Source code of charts
........
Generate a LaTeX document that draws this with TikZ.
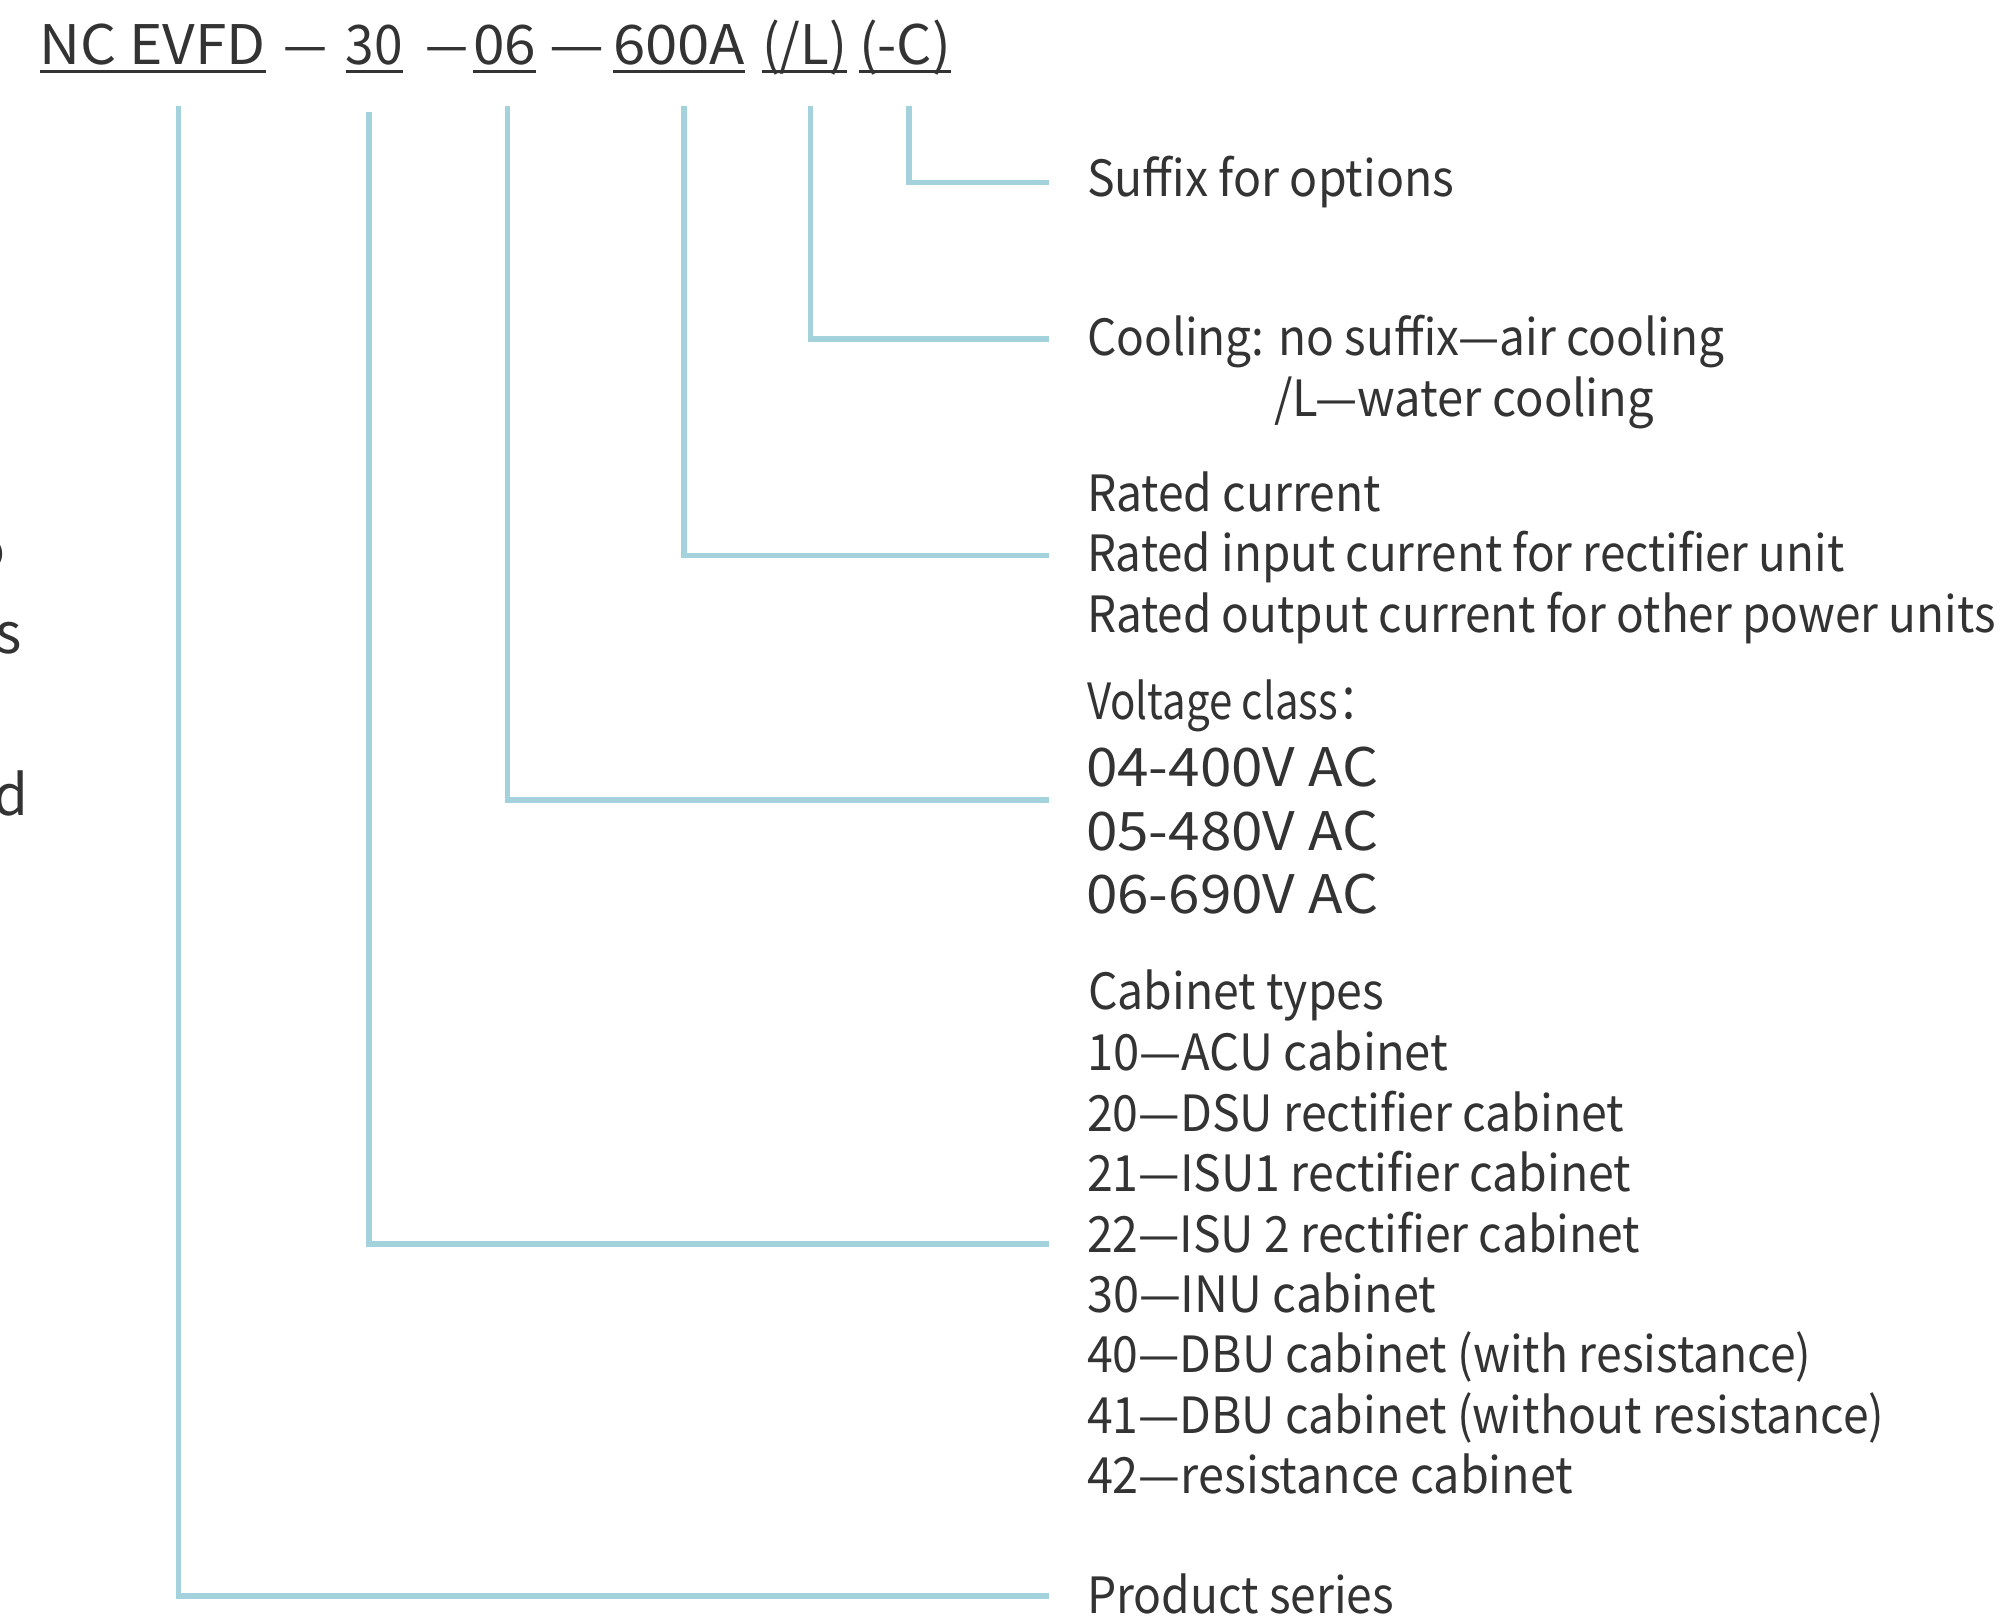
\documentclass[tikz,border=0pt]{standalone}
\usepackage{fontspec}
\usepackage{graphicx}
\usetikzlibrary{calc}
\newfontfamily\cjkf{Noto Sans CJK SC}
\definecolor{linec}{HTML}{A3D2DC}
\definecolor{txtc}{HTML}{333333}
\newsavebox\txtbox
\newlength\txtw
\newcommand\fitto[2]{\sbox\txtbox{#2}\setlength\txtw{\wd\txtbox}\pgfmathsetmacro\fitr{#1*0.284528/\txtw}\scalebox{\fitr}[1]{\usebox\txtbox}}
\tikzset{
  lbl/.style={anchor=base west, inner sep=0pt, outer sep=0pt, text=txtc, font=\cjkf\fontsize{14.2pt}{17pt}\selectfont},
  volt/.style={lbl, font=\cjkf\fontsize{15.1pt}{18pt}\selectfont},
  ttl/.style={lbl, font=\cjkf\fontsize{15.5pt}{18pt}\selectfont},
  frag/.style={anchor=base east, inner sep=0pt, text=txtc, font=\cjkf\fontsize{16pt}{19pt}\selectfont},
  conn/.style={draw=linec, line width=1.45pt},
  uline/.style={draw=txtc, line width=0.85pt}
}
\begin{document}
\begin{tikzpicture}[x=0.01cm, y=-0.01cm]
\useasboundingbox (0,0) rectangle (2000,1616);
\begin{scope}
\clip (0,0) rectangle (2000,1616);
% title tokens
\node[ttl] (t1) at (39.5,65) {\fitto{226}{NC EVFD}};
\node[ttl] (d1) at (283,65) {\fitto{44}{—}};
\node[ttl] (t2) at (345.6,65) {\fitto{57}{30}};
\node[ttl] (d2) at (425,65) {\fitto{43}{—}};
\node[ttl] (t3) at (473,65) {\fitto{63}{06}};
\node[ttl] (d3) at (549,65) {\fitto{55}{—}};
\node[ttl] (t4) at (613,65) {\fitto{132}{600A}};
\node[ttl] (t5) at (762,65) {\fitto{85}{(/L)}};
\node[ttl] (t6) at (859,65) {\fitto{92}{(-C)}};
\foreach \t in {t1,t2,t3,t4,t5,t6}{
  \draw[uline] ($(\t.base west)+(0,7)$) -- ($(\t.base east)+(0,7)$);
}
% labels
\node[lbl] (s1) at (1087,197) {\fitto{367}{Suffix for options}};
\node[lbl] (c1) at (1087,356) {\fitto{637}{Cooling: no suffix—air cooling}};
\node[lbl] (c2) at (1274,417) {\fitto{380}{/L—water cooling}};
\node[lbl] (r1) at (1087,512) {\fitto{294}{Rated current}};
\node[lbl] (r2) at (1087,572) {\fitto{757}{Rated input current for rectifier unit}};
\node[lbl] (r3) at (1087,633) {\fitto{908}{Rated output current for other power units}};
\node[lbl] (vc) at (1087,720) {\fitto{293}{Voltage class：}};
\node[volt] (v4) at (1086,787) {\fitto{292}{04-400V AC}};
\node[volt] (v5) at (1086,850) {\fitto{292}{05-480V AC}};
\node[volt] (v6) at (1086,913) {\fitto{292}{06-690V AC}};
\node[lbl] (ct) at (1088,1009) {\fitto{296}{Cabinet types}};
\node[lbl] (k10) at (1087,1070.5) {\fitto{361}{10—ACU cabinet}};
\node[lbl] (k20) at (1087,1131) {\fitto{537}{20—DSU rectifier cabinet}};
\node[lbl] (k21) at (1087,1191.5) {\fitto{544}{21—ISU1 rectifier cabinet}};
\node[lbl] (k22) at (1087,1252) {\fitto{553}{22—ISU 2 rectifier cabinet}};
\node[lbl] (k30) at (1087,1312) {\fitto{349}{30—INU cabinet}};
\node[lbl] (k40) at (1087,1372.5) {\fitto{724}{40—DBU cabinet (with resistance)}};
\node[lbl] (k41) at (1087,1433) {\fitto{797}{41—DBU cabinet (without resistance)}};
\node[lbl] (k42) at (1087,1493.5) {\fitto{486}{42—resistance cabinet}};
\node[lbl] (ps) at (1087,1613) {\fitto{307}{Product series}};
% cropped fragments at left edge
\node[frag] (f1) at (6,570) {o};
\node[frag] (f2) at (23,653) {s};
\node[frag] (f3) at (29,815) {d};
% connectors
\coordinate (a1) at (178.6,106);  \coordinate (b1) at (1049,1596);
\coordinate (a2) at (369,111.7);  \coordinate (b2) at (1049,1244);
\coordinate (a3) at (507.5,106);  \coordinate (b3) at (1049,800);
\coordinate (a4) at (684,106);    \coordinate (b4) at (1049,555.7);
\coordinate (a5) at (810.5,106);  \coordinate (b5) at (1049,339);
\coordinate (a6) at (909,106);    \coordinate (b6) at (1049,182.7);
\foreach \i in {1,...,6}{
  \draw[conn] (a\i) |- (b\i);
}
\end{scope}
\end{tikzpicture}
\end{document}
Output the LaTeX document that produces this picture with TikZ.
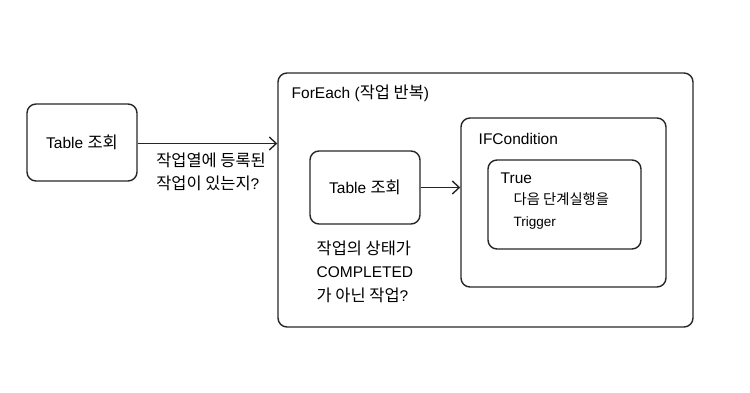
........
> _Exercise task_
Look through the listing above. Pick out each line with "LaTeX" and copy it.

> _Exercise response_
Generate a LaTeX document that draws this with TikZ.
Output the LaTeX document that produces this picture with TikZ.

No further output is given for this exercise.